Looks like your friend FF called this in advance.
In spite of all the noises about what would have been at best a temporary `ceasefire', the Israeli government appears to have come to its senses. The security cabinet voted unanimously to deploy the 30,000 Israeli reserves who were called up yesterday and widen the offensive against Hezbolah.
This move came after Israel's unilateral 48 hour ceasefire to allow humanitarian aid into Lebanon was answered by Hezbollah rocket fire into Israel and the shelling of an Israeli tank.
"The war will end when the threat to the Israeli people ends and the kidnapped soldiers are returned. And we will win." Olmert made this declaration to an audience of mayors, rabbis and civic leaders of the beseiged northern Israeli towns today, July 31.
Addressing the Knesset Monday, July 31,Defence Minister Amir Peretz said, "A truce now would let the extremists raise their heads anew."
Perhaps, now, having seen that a small, selective use of boots on the ground and an overreliance on airpower was not the way to win, Israel's leaders may be ready to commit to the major offensive General Dan Halutz wanted from the beginning and let the IDF win this war.
In Beirut, Lebanese officials said Lebanon would accept nothing but an unconditional immediate Israeli ceasefire before any further discussions. At this point, I'm sure that's fine with the Israelis.
Also in Beirut, there was a very interesting behind the scenes meeting between Iranian foreign minister Manouchehr Mottaki and French foreign minister Philippe Douste-Blazy in Beirut Monday.

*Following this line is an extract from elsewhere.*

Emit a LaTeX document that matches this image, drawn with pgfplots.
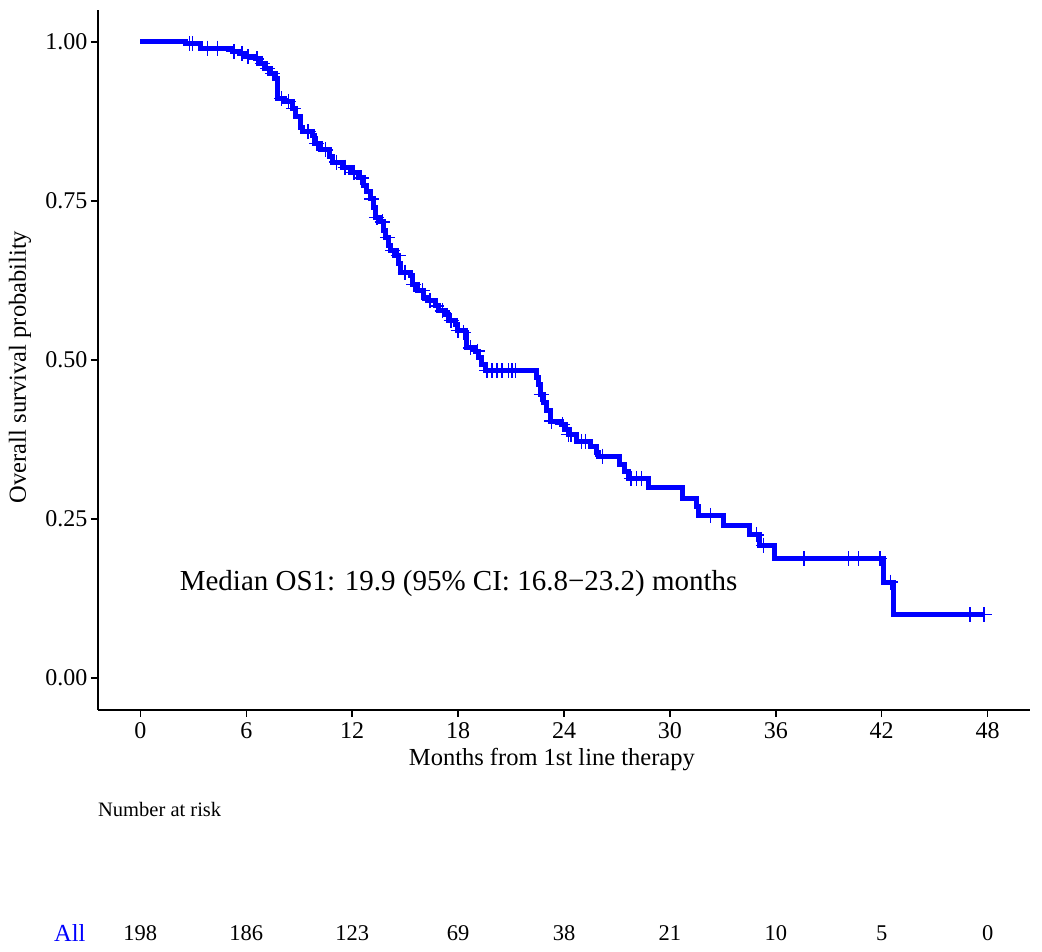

Remember that the proposed `multinational force' that will supposedly police the borders and disarm Hezbollah will consist mostly of French troops..and the draft language for the proposed ceasefire came from France....most likely after the French conferred with Hezbollah, with whom France has very close relations.
The French are not only opening up face to face contact with Tehran and Hezbollah to negotiate their conditions for accepting a multinational force, ..but are directly acknowledging Iran’s part in the Lebanon war and Iran's control of Hezbollah, something Iran has consistently denied.
Aside from the multinational force and any ceasefire that results, Iran's activity in Iraq and Iran's nuclear weapons program are also likely a part of negotiations.
Iran may very well try to barter a decrease in the violent activity of the Iran trained and armed Shiite militias in Iraq and a ceasefire in Lebanon for concessions on its nuclear weapons program.
Iran is reportedly considering arming Hezbollah with missiles that are heavier and of longer range than the Katyusha rockets and which can be fired from the Lebanon-Syria border..which of course would widen the regional conflict and bring Israel into open war with Iran.
They may be hoping to leverage this threat and the threat of increased violence in Iraq in exchange for non-interference with Iran's nuclear program.